By now, most people know that the myth of the Wild, Wild West was indeed a myth. Melissa Lenhardt’s Heresy presents yet another interesting take on the Wild West circa 1877 through a story of female outlaws—and not just one or two like Cattle Annie and Little Britches, but whole bands of them, many of whom were better at robbing banks than men were. The women’s planning was brilliant and done well in advance. They never stole from ordinary people and were generally nonviolent. They also lasted longer than male gangs, mostly because no one believed that women were capable of banditry.

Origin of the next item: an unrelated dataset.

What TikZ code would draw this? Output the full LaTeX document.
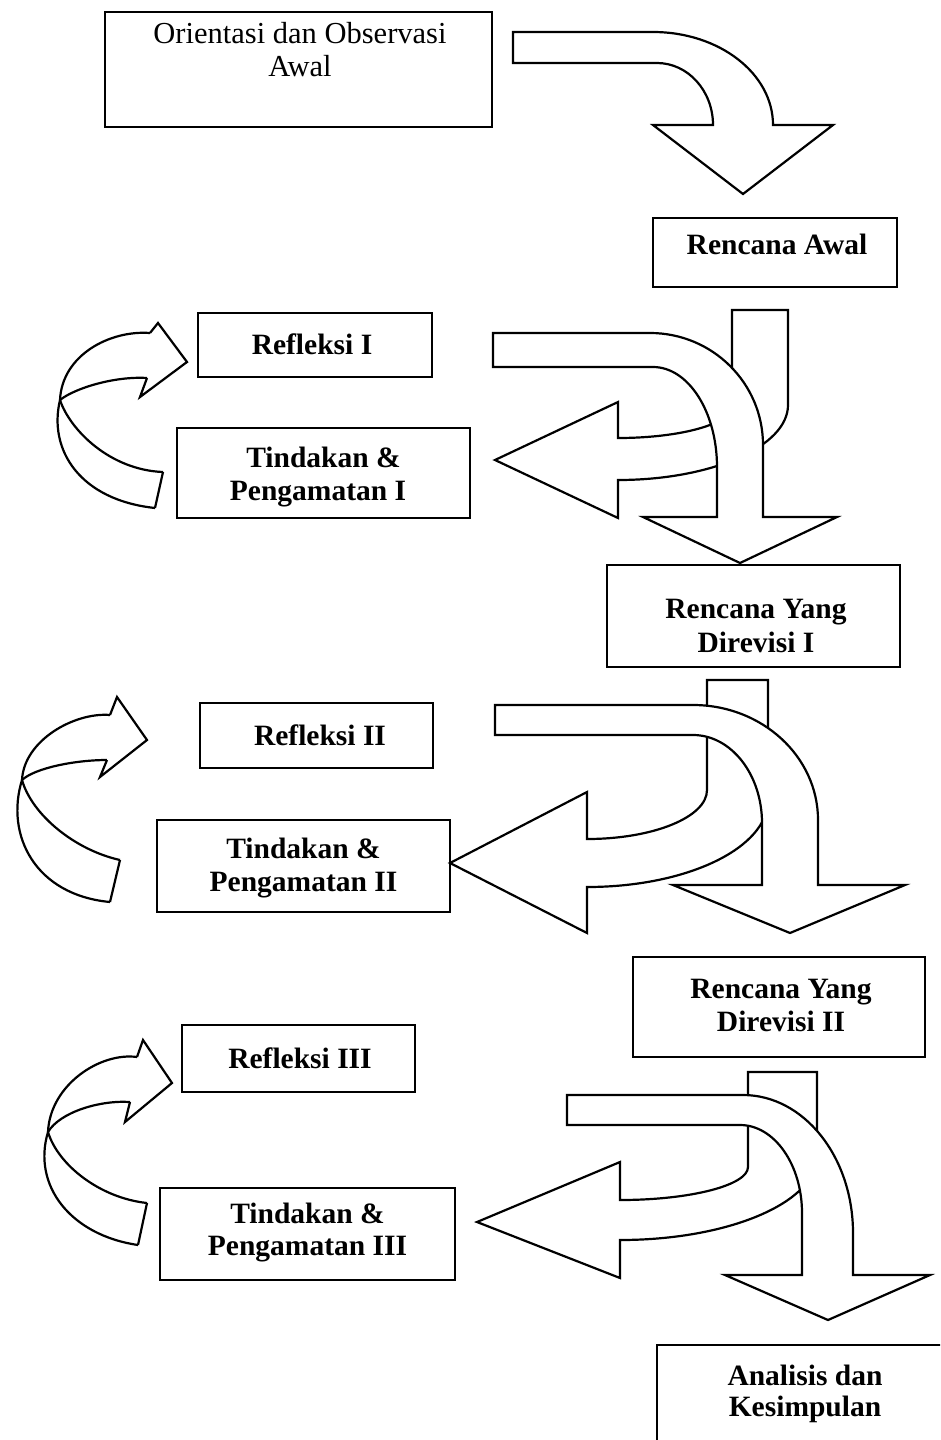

The leader of the gang in Lenhardt’s novel is Margaret Parker, a transplanted Englishwoman who prefers the more androgynous and sexier name of Garet. Proud, smart, stubborn, loving and persistently bitter over being dismissed by men who don’t take her criminal activities seriously, Garet almost wants to get caught. She and her husband were both members of the British aristocracy before they moved to the States to stake a claim. Then he died, and her ranch was stolen out from under her by a Salty Sam type. It was then that Garet figured out that robbing stagecoaches and banks was a good way to keep herself and her family from starvation.
Garet’s family is her gang of thieves, which is composed of complex, lusty women of diverse backgrounds. The men around them, most of whom are smug in their male chauvinism, underestimate the women at their peril. The gang’s story is told many years later by Henrietta “Hattie” Lee, Garet’s sister-in-arms. Lenhardt cleverly intersperses Hattie’s recollections, told to a reporter from the Works Progress Administration, with journal entries from Garet and a female “travel writer” and snippets from old newspapers.
Heresy, which is also the name of the horse ranch where the women live between heists, is a rollicking, engrossing book that’ll keep you reading well past your bedtime.